Christian Hackenberg couldn’t find success in professional football. In fact, the quarterback never even made it into an NFL game. But Hackenberg is looking at that as the beginning of his story. That’s because he’s taking a page from Tim Tebow’s life manual and trying a career in baseball.

The former first-rounder told NBC 10 in Philadelphia that he’s started to train as a pitcher, with the goal of turning that into his main pursuit.

“I feel like I’ve got a lot left in the tank,” Hackenberg, 25, told NBC 10. “And if one door closes and I have the opportunity to open another one, why not do it?”

Tebow famously got into professional baseball after washing out of the NFL. He was signed by the New York Mets in 2016 after a period of training and an organized workout, having not played baseball since he was in high school.

Hackenberg, who was last seen in 2019 playing in the now-defunct Alliance of American Football, also hasn’t played baseball since he was in high school. According to MaxPreps, Hackenberg was a decent hitter, batting .378/.459/.716 over 47 games in three years on the varsity squad. However, Hackenberg is trying to become a pitcher, and those high school stats are much bleaker. He made 16 appearances with two starts and pitched to a 7.36 ERA. He struck out 33 batters, but walked 40.

Christian Hackenberg is done with football and is trying to make it as a baseball player. (Photo by Wesley Hitt/AAF/Getty Images)
Christian Hackenberg is done with football and is trying to make it as a baseball player. (Photo by Wesley Hitt/AAF/Getty Images)

Since it’s been seven years since Hackenberg was in high school, he has a lot of work to do. He’s been training with Rutgers-Camden baseball coach Rob Kulik, a former minor league pitcher who owns a backyard pitching facility in Vineland, New Jersey. Kulik is encouraged by what he’s seen.
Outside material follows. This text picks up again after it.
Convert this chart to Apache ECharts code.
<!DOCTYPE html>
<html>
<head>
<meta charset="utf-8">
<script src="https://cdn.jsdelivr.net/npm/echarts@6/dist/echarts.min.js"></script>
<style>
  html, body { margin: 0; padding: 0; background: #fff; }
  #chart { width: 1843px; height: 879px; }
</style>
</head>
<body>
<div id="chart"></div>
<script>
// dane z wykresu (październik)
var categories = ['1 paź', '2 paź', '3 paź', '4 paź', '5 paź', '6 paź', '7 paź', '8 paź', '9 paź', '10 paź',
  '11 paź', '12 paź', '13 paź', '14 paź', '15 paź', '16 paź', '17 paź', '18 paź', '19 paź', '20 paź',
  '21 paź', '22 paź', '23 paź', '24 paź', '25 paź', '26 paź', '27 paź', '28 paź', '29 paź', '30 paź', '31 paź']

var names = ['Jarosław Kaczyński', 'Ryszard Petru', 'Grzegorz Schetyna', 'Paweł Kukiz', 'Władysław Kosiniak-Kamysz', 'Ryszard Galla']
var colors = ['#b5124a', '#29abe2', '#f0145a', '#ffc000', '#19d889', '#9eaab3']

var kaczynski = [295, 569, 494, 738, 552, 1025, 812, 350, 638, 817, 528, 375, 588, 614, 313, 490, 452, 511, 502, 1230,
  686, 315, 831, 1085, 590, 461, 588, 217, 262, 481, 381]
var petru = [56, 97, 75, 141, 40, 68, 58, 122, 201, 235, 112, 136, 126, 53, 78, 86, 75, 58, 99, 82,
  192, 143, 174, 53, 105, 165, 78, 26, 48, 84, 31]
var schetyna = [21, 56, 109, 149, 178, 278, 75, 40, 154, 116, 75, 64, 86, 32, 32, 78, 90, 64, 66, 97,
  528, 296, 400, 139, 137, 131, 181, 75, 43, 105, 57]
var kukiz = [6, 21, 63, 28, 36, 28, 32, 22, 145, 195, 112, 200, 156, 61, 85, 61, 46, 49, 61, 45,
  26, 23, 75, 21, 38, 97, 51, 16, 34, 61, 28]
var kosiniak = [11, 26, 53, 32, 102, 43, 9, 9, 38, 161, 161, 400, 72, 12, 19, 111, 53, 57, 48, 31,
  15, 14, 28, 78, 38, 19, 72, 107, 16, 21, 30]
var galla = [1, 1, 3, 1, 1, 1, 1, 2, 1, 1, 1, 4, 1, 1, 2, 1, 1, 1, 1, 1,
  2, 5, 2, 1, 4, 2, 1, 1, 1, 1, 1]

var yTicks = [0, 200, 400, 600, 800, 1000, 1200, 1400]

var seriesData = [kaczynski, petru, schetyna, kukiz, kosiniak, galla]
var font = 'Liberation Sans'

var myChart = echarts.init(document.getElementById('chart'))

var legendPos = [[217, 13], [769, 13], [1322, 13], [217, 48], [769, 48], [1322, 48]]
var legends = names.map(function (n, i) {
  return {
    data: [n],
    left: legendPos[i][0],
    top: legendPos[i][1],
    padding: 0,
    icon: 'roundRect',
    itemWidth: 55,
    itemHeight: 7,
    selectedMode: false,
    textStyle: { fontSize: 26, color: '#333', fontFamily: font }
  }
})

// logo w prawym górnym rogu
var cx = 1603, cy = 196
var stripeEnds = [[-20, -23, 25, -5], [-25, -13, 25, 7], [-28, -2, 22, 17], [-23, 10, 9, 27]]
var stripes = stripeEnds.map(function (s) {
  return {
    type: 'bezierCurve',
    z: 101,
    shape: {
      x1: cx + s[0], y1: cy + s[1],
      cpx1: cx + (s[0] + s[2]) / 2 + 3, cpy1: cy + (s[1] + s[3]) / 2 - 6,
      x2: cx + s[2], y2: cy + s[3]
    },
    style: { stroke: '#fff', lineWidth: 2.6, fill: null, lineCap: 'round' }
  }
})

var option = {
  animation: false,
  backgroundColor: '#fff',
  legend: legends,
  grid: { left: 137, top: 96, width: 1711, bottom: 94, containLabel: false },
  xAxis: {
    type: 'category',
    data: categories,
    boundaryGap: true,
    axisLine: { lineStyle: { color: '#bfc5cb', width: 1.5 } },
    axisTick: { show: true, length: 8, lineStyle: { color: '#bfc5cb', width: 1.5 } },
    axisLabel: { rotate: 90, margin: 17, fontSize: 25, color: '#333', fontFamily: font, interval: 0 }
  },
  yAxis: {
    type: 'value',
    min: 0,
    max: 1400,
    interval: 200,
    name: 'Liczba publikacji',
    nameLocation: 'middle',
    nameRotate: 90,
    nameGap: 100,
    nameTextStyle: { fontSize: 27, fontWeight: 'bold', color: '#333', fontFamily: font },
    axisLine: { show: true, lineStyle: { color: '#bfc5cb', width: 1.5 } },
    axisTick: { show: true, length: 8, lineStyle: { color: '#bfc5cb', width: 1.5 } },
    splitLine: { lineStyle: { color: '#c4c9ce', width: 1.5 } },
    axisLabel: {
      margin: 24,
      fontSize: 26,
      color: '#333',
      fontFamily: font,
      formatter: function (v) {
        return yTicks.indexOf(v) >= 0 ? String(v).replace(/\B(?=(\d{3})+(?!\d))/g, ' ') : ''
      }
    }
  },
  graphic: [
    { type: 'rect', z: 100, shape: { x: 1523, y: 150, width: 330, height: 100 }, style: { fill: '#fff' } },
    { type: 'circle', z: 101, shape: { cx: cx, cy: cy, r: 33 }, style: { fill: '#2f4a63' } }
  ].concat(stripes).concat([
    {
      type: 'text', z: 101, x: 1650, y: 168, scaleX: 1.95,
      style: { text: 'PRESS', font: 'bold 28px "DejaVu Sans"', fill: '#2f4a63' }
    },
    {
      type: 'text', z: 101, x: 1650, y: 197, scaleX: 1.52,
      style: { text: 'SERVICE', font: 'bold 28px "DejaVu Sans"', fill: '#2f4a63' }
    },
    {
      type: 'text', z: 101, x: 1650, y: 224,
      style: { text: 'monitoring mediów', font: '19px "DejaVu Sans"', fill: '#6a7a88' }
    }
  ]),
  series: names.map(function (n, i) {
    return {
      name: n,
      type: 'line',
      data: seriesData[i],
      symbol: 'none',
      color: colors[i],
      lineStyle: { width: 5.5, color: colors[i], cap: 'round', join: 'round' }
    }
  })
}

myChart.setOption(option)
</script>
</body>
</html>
“He’s been up to 92, but I’d say right now he’s consistently [throwing] 90,” Kulik told NBC 10 in Philly. “But he just started throwing. It’s going to take him some time, but I think he can get to 95-plus in no time.”

Tebow was well known when he was signed, but Hackenberg will be trying to make it in baseball on talent alone, with no extra boost from any previous fame. In fact, his main claim to fame is that he’s the first quarterback in 39 years to be taken in the first or second round of the NFL draft and fail to make it into a single NFL game. His new baseball career doesn’t seem to be an effort to correct that. It mostly seems to be a way to give Hackenberg some of the things he’s been missing: competing and being on a team.

“I got the arm, I have the arm talent, can I get to the point where I have some good command and good control?” he told NBC 10. “And can I get to the point where I’m out competing at a high level where I think I belong? … Mentally, what I miss the most, I think.”